Positioning: When making your offer, whether on the phone, via video or email, you have to connect with the prospect. They have to want to hear what it is you have to say to them. One way? Make sure you’re giving them some type of information they consider valuable. For example, you can let them know how they’re going to increase their business with your strategies.
Of course, they want it all, but you’re going to give them enough of the why and what without giving them the how. This is a key strategy used by so many marketers, and it’s actually a bit tired and people are onto it. However, with some updated tweaks you can still use it to your advantage.
NO. 1 technique? Source the pain. Your prospects have a pain of some sort (no money, overweight, no love, etc.). This is where most marketing keys in. You have a pain; they can solve it. If you start with the pain source, you’re grabbing your listeners and letting them know “you feel their pain.”
NO. 2: Once you get the pain understanding, you can fill that empty space in your prospect by delivering the promise. The promise is the part that gives them hope; that makes them start to feel like maybe that pain could be allieved after all.
Then you bring in NO. 3: Proof. Show how you have indeed helped alleviate the pain in someone else. Give testimonials, tell stories about people who were, not so long ago, in the very shoes of your audience and feeling that pain. Then you stepped in and with your killer tools, training and techniques, they have changed their life. (A little dramatic, but you get what I mean.)
When you’re rounding it all up, you give out the program or the plan you have that can help them. They’ve been through the pain, the understanding, the connection, the success stories…now you unveil what exactly you can do to help them. This is a transitory time–away from pain and to the hopeful part of the future.

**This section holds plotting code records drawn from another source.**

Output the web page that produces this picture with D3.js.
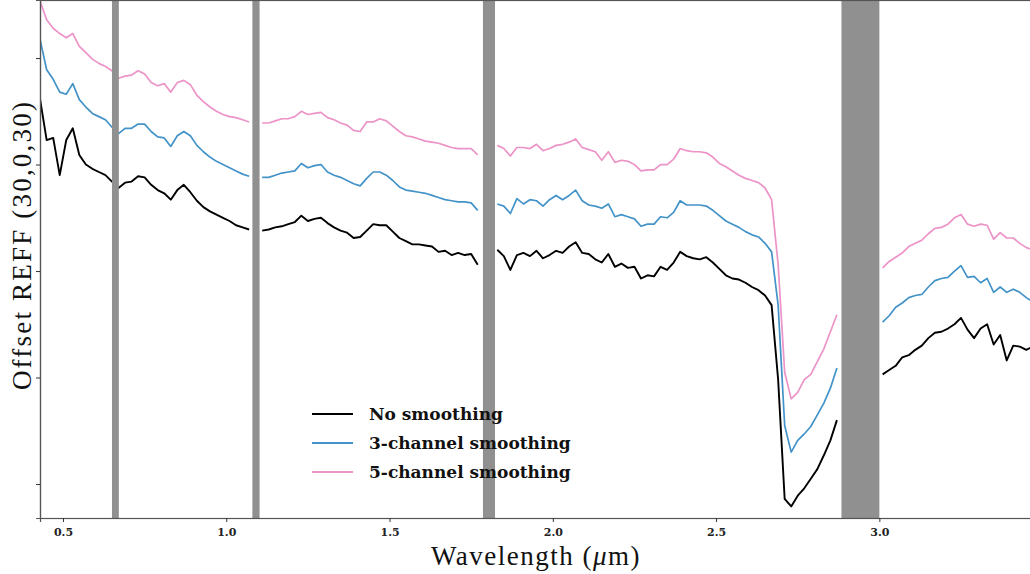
<!DOCTYPE html>
<html>
<head>
<meta charset="utf-8">
<script src="https://cdn.jsdelivr.net/npm/d3@7"></script>
<style>
  body { margin: 0; background: #fff; }
  svg { display: block; }
</style>
</head>
<body>
<svg id="chart"></svg>
<script>
const width = 1030, height = 574;

// wavelength grid (µm)
const wavelength = [
  0.43, 0.45, 0.47, 0.49, 0.51, 0.53, 0.55, 0.57, 0.59, 0.61,
  0.63, 0.65, 0.67, 0.69, 0.71, 0.73, 0.75, 0.77, 0.79, 0.81,
  0.83, 0.85, 0.87, 0.89, 0.91, 0.93, 0.95, 0.97, 0.99, 1.01,
  1.03, 1.05, 1.07, 1.09, 1.11, 1.13, 1.15, 1.17, 1.19, 1.21,
  1.23, 1.25, 1.27, 1.29, 1.31, 1.33, 1.35, 1.37, 1.39, 1.41,
  1.43, 1.45, 1.47, 1.49, 1.51, 1.53, 1.55, 1.57, 1.59, 1.61,
  1.63, 1.65, 1.67, 1.69, 1.71, 1.73, 1.75, 1.77, 1.79, 1.81,
  1.83, 1.85, 1.87, 1.89, 1.91, 1.93, 1.95, 1.97, 1.99, 2.01,
  2.03, 2.05, 2.07, 2.09, 2.11, 2.13, 2.15, 2.17, 2.19, 2.21,
  2.23, 2.25, 2.27, 2.29, 2.31, 2.33, 2.35, 2.37, 2.39, 2.41,
  2.43, 2.45, 2.47, 2.49, 2.51, 2.53, 2.55, 2.57, 2.59, 2.61,
  2.63, 2.65, 2.67, 2.69, 2.71, 2.73, 2.75, 2.77, 2.79, 2.81,
  2.83, 2.85, 2.87, 2.89, 2.91, 2.93, 2.95, 2.97, 2.99, 3.01,
  3.03, 3.05, 3.07, 3.09, 3.11, 3.13, 3.15, 3.17, 3.19, 3.21,
  3.23, 3.25, 3.27, 3.29, 3.31, 3.33, 3.35, 3.37, 3.39, 3.41,
  3.43, 3.45, 3.47
];

const noSmoothing = [
  0.461, 0.423, 0.425, 0.390, 0.423, 0.434, 0.409, 0.400, 0.396, 0.393,
  0.390, 0.384, 0.378, 0.383, 0.384, 0.389, 0.388, 0.381, 0.376, 0.373,
  0.367, 0.376, 0.381, 0.374, 0.366, 0.360, 0.356, 0.353, 0.350, 0.347,
  0.343, 0.341, 0.339, null, 0.338, 0.339, 0.341, 0.342, 0.344, 0.346,
  0.352, 0.347, 0.349, 0.350, 0.345, 0.341, 0.338, 0.336, 0.331, 0.332,
  0.338, 0.344, 0.343, 0.343, 0.337, 0.331, 0.328, 0.325, 0.325, 0.324,
  0.323, 0.318, 0.319, 0.315, 0.317, 0.315, 0.316, 0.306, null, null,
  0.320, 0.314, 0.301, 0.315, 0.317, 0.314, 0.319, 0.312, 0.315, 0.319,
  0.317, 0.323, 0.327, 0.317, 0.316, 0.311, 0.308, 0.316, 0.304, 0.307,
  0.303, 0.304, 0.293, 0.296, 0.295, 0.304, 0.301, 0.308, 0.318, 0.314,
  0.312, 0.311, 0.313, 0.308, 0.302, 0.296, 0.293, 0.292, 0.289, 0.285,
  0.282, 0.277, 0.268, 0.198, 0.086, 0.079, 0.089, 0.096, 0.105, 0.114,
  0.127, 0.141, 0.160, null, null, null, null, null, null, 0.203,
  0.207, 0.211, 0.219, 0.221, 0.226, 0.230, 0.237, 0.242, 0.243, 0.246,
  0.250, 0.256, 0.245, 0.237, 0.246, 0.250, 0.231, 0.240, 0.216, 0.230,
  0.229, 0.226, 0.229
];

const smooth3 = [
  0.517, 0.489, 0.480, 0.468, 0.466, 0.476, 0.461, 0.454, 0.448, 0.445,
  0.442, 0.435, 0.429, 0.434, 0.434, 0.438, 0.438, 0.431, 0.426, 0.425,
  0.417, 0.427, 0.431, 0.427, 0.418, 0.412, 0.407, 0.403, 0.400, 0.397,
  0.394, 0.391, 0.389, null, 0.388, 0.388, 0.390, 0.392, 0.393, 0.394,
  0.401, 0.397, 0.399, 0.400, 0.393, 0.390, 0.388, 0.385, 0.382, 0.380,
  0.387, 0.393, 0.393, 0.390, 0.385, 0.379, 0.376, 0.375, 0.374, 0.373,
  0.371, 0.369, 0.367, 0.366, 0.365, 0.365, 0.364, 0.357, null, null,
  0.363, 0.361, 0.354, 0.368, 0.363, 0.367, 0.366, 0.361, 0.367, 0.371,
  0.367, 0.371, 0.376, 0.366, 0.362, 0.361, 0.359, 0.363, 0.351, 0.353,
  0.351, 0.349, 0.342, 0.344, 0.344, 0.351, 0.350, 0.355, 0.366, 0.362,
  0.362, 0.362, 0.361, 0.357, 0.352, 0.347, 0.344, 0.341, 0.337, 0.334,
  0.332, 0.326, 0.318, 0.268, 0.155, 0.130, 0.141, 0.147, 0.154, 0.165,
  0.176, 0.190, 0.209, null, null, null, null, null, null, 0.252,
  0.258, 0.266, 0.270, 0.275, 0.277, 0.278, 0.285, 0.291, 0.293, 0.294,
  0.300, 0.305, 0.294, 0.295, 0.289, 0.293, 0.280, 0.285, 0.280, 0.283,
  0.280, 0.275, 0.271
];

const smooth5 = [
  0.553, 0.536, 0.528, 0.523, 0.519, 0.523, 0.511, 0.505, 0.499, 0.495,
  0.492, 0.488, 0.481, 0.483, 0.484, 0.488, 0.485, 0.477, 0.474, 0.476,
  0.468, 0.477, 0.479, 0.475, 0.465, 0.459, 0.454, 0.450, 0.447, 0.445,
  0.444, 0.442, 0.440, null, 0.439, 0.439, 0.441, 0.443, 0.443, 0.445,
  0.450, 0.447, 0.448, 0.449, 0.444, 0.442, 0.439, 0.437, 0.432, 0.431,
  0.440, 0.440, 0.443, 0.441, 0.436, 0.431, 0.427, 0.426, 0.424, 0.422,
  0.421, 0.420, 0.418, 0.416, 0.415, 0.415, 0.415, 0.409, null, null,
  0.418, 0.415, 0.408, 0.416, 0.416, 0.415, 0.419, 0.413, 0.415, 0.418,
  0.419, 0.421, 0.424, 0.416, 0.414, 0.412, 0.404, 0.412, 0.402, 0.404,
  0.403, 0.400, 0.394, 0.395, 0.395, 0.400, 0.400, 0.405, 0.415, 0.413,
  0.412, 0.412, 0.411, 0.407, 0.401, 0.398, 0.394, 0.390, 0.387, 0.385,
  0.383, 0.378, 0.367, 0.306, 0.205, 0.180, 0.186, 0.198, 0.203, 0.215,
  0.227, 0.243, 0.259, null, null, null, null, null, null, 0.303,
  0.309, 0.313, 0.317, 0.323, 0.326, 0.329, 0.335, 0.340, 0.341, 0.344,
  0.350, 0.353, 0.344, 0.342, 0.344, 0.343, 0.330, 0.336, 0.331, 0.331,
  0.326, 0.322, 0.320
];

// masked wavelength ranges (µm)
const bands = [[0.650, 0.671], [1.080, 1.102], [1.786, 1.823], [2.884, 3.000]];

const xTicks = [0.5, 1.0, 1.5, 2.0, 2.5, 3.0];
const yTicks = [0.1, 0.2, 0.3, 0.4, 0.5];

const seriesNames = ["No smoothing", "3-channel smoothing", "5-channel smoothing"];
const seriesColors = ["#000000", "#4393c8", "#ec93c8"];
const seriesValues = [noSmoothing, smooth3, smooth5];

const plotLeft = 40, plotRight = 1035, plotTop = 0, plotBottom = 518;

const svg = d3.select("#chart").attr("width", width).attr("height", height);

const x = d3.scaleLinear().domain([0.4296, 3.4766]).range([plotLeft, plotRight]);
const y = d3.scaleLinear().domain([0.0681, 0.5545]).range([plotBottom, plotTop]);

svg.append("clipPath").attr("id", "plot-clip")
  .append("rect")
  .attr("x", plotLeft).attr("y", plotTop)
  .attr("width", plotRight - plotLeft).attr("height", plotBottom - plotTop);

const line = d3.line()
  .defined(d => d[1] != null)
  .x(d => x(d[0]))
  .y(d => y(d[1]));

const lines = svg.append("g").attr("clip-path", "url(#plot-clip)");

// draw pink first so black sits on top
[2, 1, 0].forEach(i => {
  lines.append("path")
    .datum(wavelength.map((w, j) => [w, seriesValues[i][j]]))
    .attr("fill", "none")
    .attr("stroke", seriesColors[i])
    .attr("stroke-width", i === 0 ? 1.9 : 1.7)
    .attr("stroke-linejoin", "round")
    .attr("d", line);
});

svg.append("g")
  .selectAll("rect")
  .data(bands)
  .enter().append("rect")
  .attr("x", d => x(d[0]))
  .attr("y", plotTop)
  .attr("width", d => x(d[1]) - x(d[0]))
  .attr("height", plotBottom - plotTop)
  .attr("fill", "#909090");

// frame
svg.append("rect")
  .attr("x", plotLeft + 0.5).attr("y", plotTop + 0.5)
  .attr("width", plotRight - plotLeft).attr("height", plotBottom - plotTop)
  .attr("fill", "none")
  .attr("stroke", "#555")
  .attr("stroke-width", 1.2);

const xAxis = svg.append("g")
  .attr("transform", `translate(0,${plotBottom})`)
  .call(d3.axisBottom(x).tickValues(xTicks).tickFormat(d3.format(".1f")).tickSize(4).tickPadding(6));

const yAxis = svg.append("g")
  .attr("transform", `translate(${plotLeft},0)`)
  .call(d3.axisLeft(y).tickValues(yTicks).tickFormat("").tickSize(4));

[xAxis, yAxis].forEach(g => {
  g.select(".domain").attr("stroke", "#555").attr("stroke-width", 1.2);
  g.selectAll(".tick line").attr("stroke", "#333");
});

xAxis.selectAll(".tick text")
  .attr("font-family", "DejaVu Serif")
  .attr("font-weight", "bold")
  .attr("font-size", 11)
  .attr("fill", "#222");

const xLabel = svg.append("text")
  .attr("x", 536).attr("y", 565)
  .attr("text-anchor", "middle")
  .attr("font-family", "Liberation Serif")
  .attr("font-size", 27)
  .attr("letter-spacing", 1.5)
  .attr("fill", "#111");
xLabel.append("tspan").text("Wavelength (");
xLabel.append("tspan").attr("font-style", "italic").text("μ");
xLabel.append("tspan").text("m)");

svg.append("text")
  .attr("transform", "translate(31,245) rotate(-90)")
  .attr("text-anchor", "middle")
  .attr("font-family", "Liberation Serif")
  .attr("font-size", 27)
  .attr("letter-spacing", 2.2)
  .attr("fill", "#111")
  .text("Offset REFF (30,0,30)");

const legend = svg.append("g");
seriesNames.forEach((name, i) => {
  const ly = 414 + i * 29;
  legend.append("line")
    .attr("x1", 312).attr("x2", 353)
    .attr("y1", ly).attr("y2", ly)
    .attr("stroke", seriesColors[i])
    .attr("stroke-width", 1.8);
  legend.append("text")
    .attr("x", 369).attr("y", ly + 6)
    .attr("font-family", "DejaVu Serif")
    .attr("font-weight", "bold")
    .attr("font-size", 17)
    .attr("fill", "#111")
    .text(name);
});
</script>
</body>
</html>
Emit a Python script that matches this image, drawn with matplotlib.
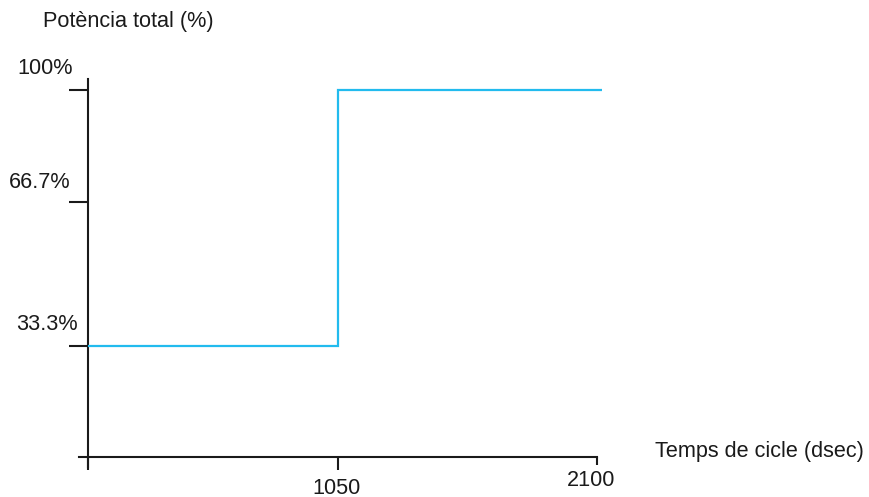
import numpy as np
import matplotlib
matplotlib.use("Agg")
import matplotlib.pyplot as plt
from matplotlib.scale import FuncScale

# Data
cycle_time = [0, 1050, 1050, 2120]          # dsec
total_power = [33.3, 33.3, 100, 100]          # %
x_ticks = [0, 1050]
x_tick_labels = ["", "1050"]
x_end_tick = [2100]
x_end_label = ["2100"]
y_ticks = [33.3, 66.7, 100]
y_tick_labels = ["33.3%", "66.7%", "100%"]

plt.rcParams["font.family"] = ["Liberation Sans", "DejaVu Sans"]
FS = 15.6
INK = "#1a1a1a"
LINE = "#22bbee"

fig = plt.figure(figsize=(8.7, 4.97), dpi=100)
W, H = 870, 497
left_px, right_px, top_px, bottom_px = 79, 606, 79, 467
ax = fig.add_axes([left_px / W, (H - bottom_px) / H,
                   (right_px - left_px) / W, (bottom_px - top_px) / H])


def piecewise(kv, kp):
    kv = np.asarray(kv, float)
    kp = np.asarray(kp, float)
    return (lambda v: np.interp(v, kv, kp)), (lambda p: np.interp(p, kp, kv))


# Piecewise-linear scales through the labelled levels
yf, yi = piecewise([-100, 0, 33.3, 66.7, 100, 200], [-333, 0, 111, 255, 367, 703])
xf, xi = piecewise([-1050, 0, 1050, 2100, 3150], [-250, 0, 250, 509, 768])
ax.set_yscale(FuncScale(ax.yaxis, (yf, yi)))
ax.set_xscale(FuncScale(ax.xaxis, (xf, xi)))
ax.set_ylim(yi(-10), yi(378))
ax.set_xlim(xi(-(88 - left_px)), xi(right_px - 88))

ax.plot(cycle_time, total_power, color=LINE, lw=1.6, solid_joinstyle="miter",
        solid_capstyle="butt", zorder=3)

# Axes lines
for s in ("top", "right"):
    ax.spines[s].set_visible(False)
ax.spines["left"].set_position(("data", 0))
ax.spines["bottom"].set_position(("data", 0))
ax.spines["bottom"].set_bounds(ax.get_xlim()[0], 2100)
for s in ("left", "bottom"):
    ax.spines[s].set_color(INK)
    ax.spines[s].set_linewidth(1.5)
ax.patch.set_visible(False)

ax.set_yticks(y_ticks)
ax.set_yticklabels([])
ax.yaxis.set_minor_locator(matplotlib.ticker.NullLocator())
ax.tick_params(axis="y", direction="out", length=13.5, width=1.5, color=INK)
ax.set_xticks(x_ticks)
ax.set_xticklabels([])
ax.set_xticks(x_end_tick, minor=True)
ax.tick_params(axis="x", which="major", direction="out", length=9, width=1.5, color=INK)
ax.tick_params(axis="x", which="minor", direction="out", length=6, width=1.5, color=INK)

# Tick labels sit above-left of their ticks
y_offsets = [(-10, 21), (-18, 19), (-15, 22)]
for v, lab, off in zip(y_ticks, y_tick_labels, y_offsets):
    ax.annotate(lab, (0, v), xytext=off, textcoords="offset pixels",
                ha="right", va="center", fontsize=FS, color=INK)
for v, lab in zip(x_ticks, x_tick_labels):
    if lab:
        ax.annotate(lab, (v, 0), xytext=(-2, -31), textcoords="offset pixels",
                    ha="center", va="center", fontsize=FS, color=INK)
for v, lab in zip(x_end_tick, x_end_label):
    ax.annotate(lab, (v, 0), xytext=(-6, -23), textcoords="offset pixels",
                ha="center", va="center", fontsize=FS, color=INK)

fig.text(43 / W, 1 - 22 / H, "Potència total (%)", ha="left", va="center",
         fontsize=FS, color=INK)
fig.text(655 / W, 1 - 451 / H, "Temps de cicle (dsec)", ha="left", va="center",
         fontsize=FS, color=INK)

fig.savefig("out.png", dpi=100, facecolor="white")
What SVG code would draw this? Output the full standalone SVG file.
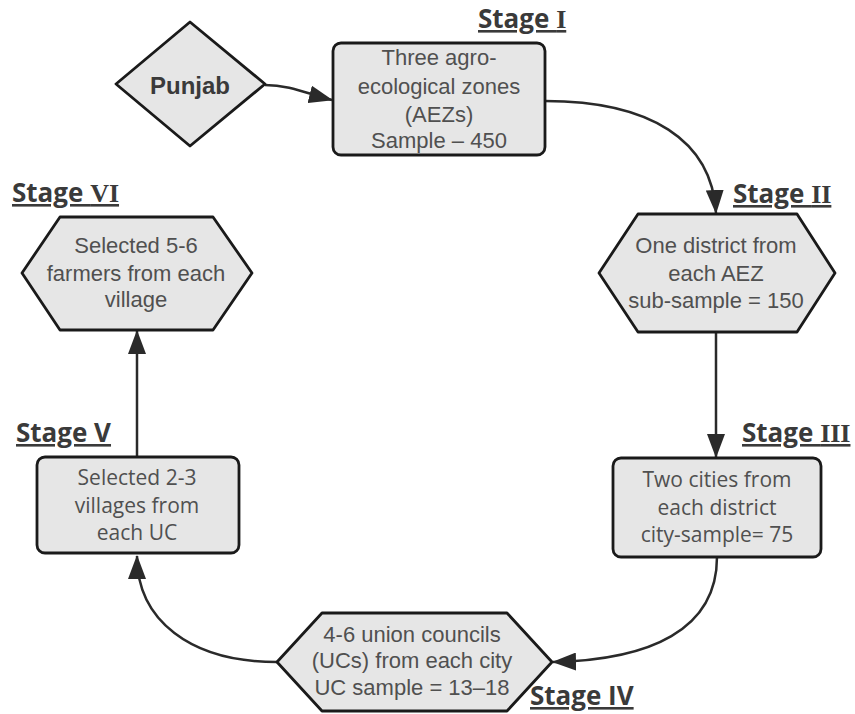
<svg xmlns="http://www.w3.org/2000/svg" width="855" height="714" viewBox="0 0 855 714">
<style>
.shape{fill:#e6e6e6;stroke:#1a1a1a;stroke-width:2.8;stroke-linejoin:round}
.arial{font-family:"Liberation Sans",Arial,sans-serif;font-size:22px;fill:#505050;text-anchor:middle}
.segoe{font-family:"Open Sans","Noto Sans",sans-serif;font-size:21px;fill:#505050;text-anchor:middle}
.stage{font-family:"Open Sans","Noto Sans",sans-serif;font-size:26px;font-weight:bold;fill:#3a3a3a;text-decoration:underline}
.num{font-family:"Liberation Serif","Times New Roman",serif;font-weight:bold}
.conn{fill:none;stroke:#2a2a2a;stroke-width:2.5}
</style>
<defs>
<marker id="arr" markerUnits="userSpaceOnUse" markerWidth="24" markerHeight="18" viewBox="0 0 24 18" refX="23" refY="9" orient="auto">
<path d="M0,0 L24,9 L0,18 z" fill="#2a2a2a"/>
</marker>
</defs>
<g id="connectors">
<path class="conn" d="M265,85 C290,85 308,94 332,100" marker-end="url(#arr)"/>
<path class="conn" d="M545,101 C650,101 712,140 716,213" marker-end="url(#arr)"/>
<path class="conn" d="M716,332 L716,457" marker-end="url(#arr)"/>
<path class="conn" d="M717,557 C717,630 650,660 553,662" marker-end="url(#arr)"/>
<path class="conn" d="M277,662 C190,662 137,620 137,556" marker-end="url(#arr)"/>
<path class="conn" d="M137,457 L137,331" marker-end="url(#arr)"/>
</g>
<g id="punjab">
<polygon class="shape" points="190,22 265,84 190,146 116,84"/>
<text x="190" y="94" class="arial" style="font-weight:bold;font-size:24px;fill:#3a3a3a">Punjab</text>
</g>
<g id="stage1">
<rect class="shape" x="333" y="43" width="212" height="112" rx="8"/>
<text class="arial" x="439" y="65">Three agro-</text>
<text class="arial" x="439" y="94">ecological zones</text>
<text class="arial" x="439" y="122">(AEZs)</text>
<text class="arial" x="439" y="148">Sample – 450</text>
<text class="stage" x="478" y="28">Stage <tspan class="num">I</tspan></text>
</g>
<g id="stage2">
<polygon class="shape" points="599,273 638,214 797,214 835,273 797,332 638,332"/>
<text class="arial" x="716" y="253">One district from</text>
<text class="arial" x="716" y="281">each AEZ</text>
<text class="arial" x="716" y="308">sub-sample = 150</text>
<text class="stage" x="733" y="203">Stage <tspan class="num">II</tspan></text>
</g>
<g id="stage3">
<rect class="shape" x="613" y="458" width="208" height="99" rx="8"/>
<text class="segoe" x="717" y="487">Two cities from</text>
<text class="segoe" x="717" y="515">each district</text>
<text class="segoe" x="717" y="542">city-sample= 75</text>
<text class="stage" x="742" y="442">Stage <tspan class="num">III</tspan></text>
</g>
<g id="stage4">
<polygon class="shape" points="277,662 322,613 507,613 552,662 507,711 322,711"/>
<text class="arial" x="412" y="642">4-6 union councils</text>
<text class="arial" x="412" y="668">(UCs) from each city</text>
<text class="arial" x="412" y="695">UC sample = 13–18</text>
<text class="stage" x="530" y="705">Stage IV</text>
</g>
<g id="stage5">
<rect class="shape" x="37" y="457" width="202" height="96" rx="8"/>
<text class="segoe" x="137" y="485">Selected 2-3</text>
<text class="segoe" x="137" y="513">villages from</text>
<text class="segoe" x="137" y="540">each UC</text>
<text class="stage" x="16" y="442">Stage V</text>
</g>
<g id="stage6">
<polygon class="shape" points="22,273 60,217 213,217 252,273 213,330 60,330"/>
<text class="arial" x="136" y="253">Selected 5-6</text>
<text class="arial" x="136" y="281">farmers from each</text>
<text class="arial" x="136" y="307">village</text>
<text class="stage" x="12" y="202">Stage <tspan class="num">VI</tspan></text>
</g>
</svg>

If you position your offer in this way, you can start making your offers much more appealing to those who need whatever you offer. Don’t make videos that yell at people or don’t talk about the past pain they may feel. If you all you offer is “what I can do for you today” (reeks of used car salesman), it comes off as really what’s in it for you, not them. If you try to connect with them and build that connection before you thrust your offer out there, you’ll be amazed at how much better your bottom line will start to appear.